The Eagle dived under a low anvil cloud to hear better.  “What do you mean?  I have seen you hungering for a bite of my thigh, a lick of my breast.  You have not yet won.”  And with that, the Eagle began to wheel away, until it heard the Dragon’s laugh.

“You are not worth pursuit.  Where are the wounds on my scales from your talons’ rake?  Where do my eyes scar from your bite?  I could sooner create warriors to hunt me than expect a challenge from you.”  (And this was the Dragon’s only mistake, because with that sentence, it gave the gods the idea to create men, who even to this day do hunt for Dragons.)

The Eagle spun in the air in dismay.  “I am not made to fight.  My wings are fragile, my tail for swiftness, not made to crush life from prey, or to crack the air with a whiplash.”

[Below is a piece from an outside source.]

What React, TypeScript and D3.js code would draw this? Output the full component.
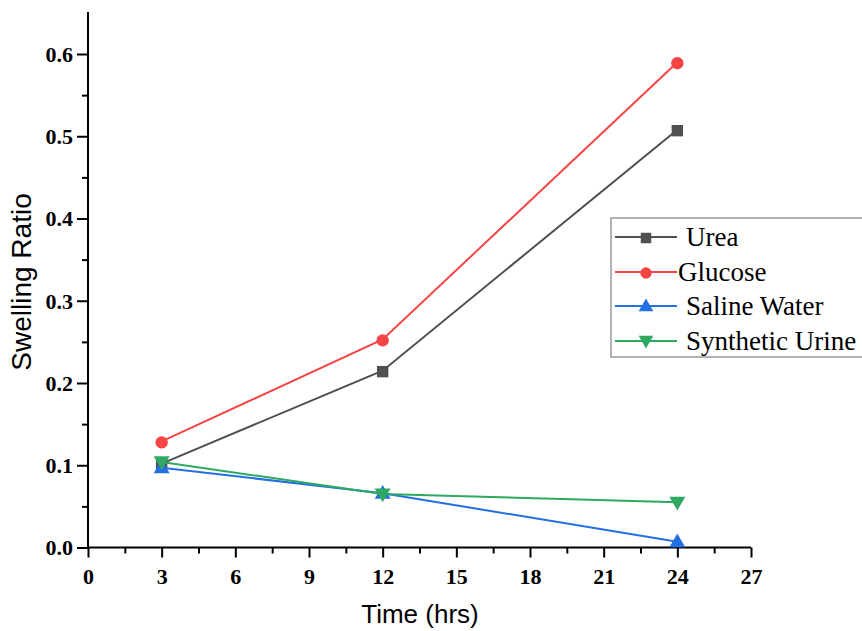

The Dragon said, “And that is why I will sleep here until something worth hunting arives.  Perhaps the Kraken will play with you, child.”

The Eagle crackeled with thunder in anger.  “I am no child!  I have claws, and a beak as sharp as the Southern Wind!  Lightning strikes at my call, and gales will tear down mountains at my command!”

Finally, the Dragon raised its head, looking at the raging storm surrounding the Eagle.  The Dragon lowered its gaze in a shrug.  “Yet you still have not harmed me.”

With a cry of challenge, the Eagle sent down a stroke of lightning, striking the Dragon’s left arm and spraying magma to the wind.  Roaring in pain, the Dragon rose into the air, and the Eagle dove, eager to prove its strength.  But the Dragon dodged the Eagle’s claws, and twisted its neck away from the Eagle’s bite.  Then the Dragon flew away, carrying its flaming tail close across its own belly.  The Eagle gave chase.

Swifter than the Dragon, the Eagle caught up and tried to attack, but always the Dragon would evade an attack, or shove the Eagle out of reach, then fly on, letting the Stormchaser Eagle give chase.  Over and again, the Eagle would try and fail to strike a blow upon the Dragon.  In its frustration, it shook loose many feathers, which fell across the world as the Eagle tried to wrestle the Dragon.

They crossed the world in the chase, and slowly the Flameset Dragon began to tire, the pain from the Eagle’s first lightning bolt finally having a toll.  The Dragon flew back to its lair and dove into a wide tunnel that lead into the earth.  The Eagle dove after, sure that the Dragon would soon be too weak to fend it off, but it was only after a long chase deep into the tunnel that it noticed how narrow the tunnel walls were.  The Dragon could slither through the passage easily, but the Eagle only barely had enough room to lance its great wings.  Afraid of going much deeper, the Eagle gave one last great flap, then pressed its wings to its body and dove for the Dragon.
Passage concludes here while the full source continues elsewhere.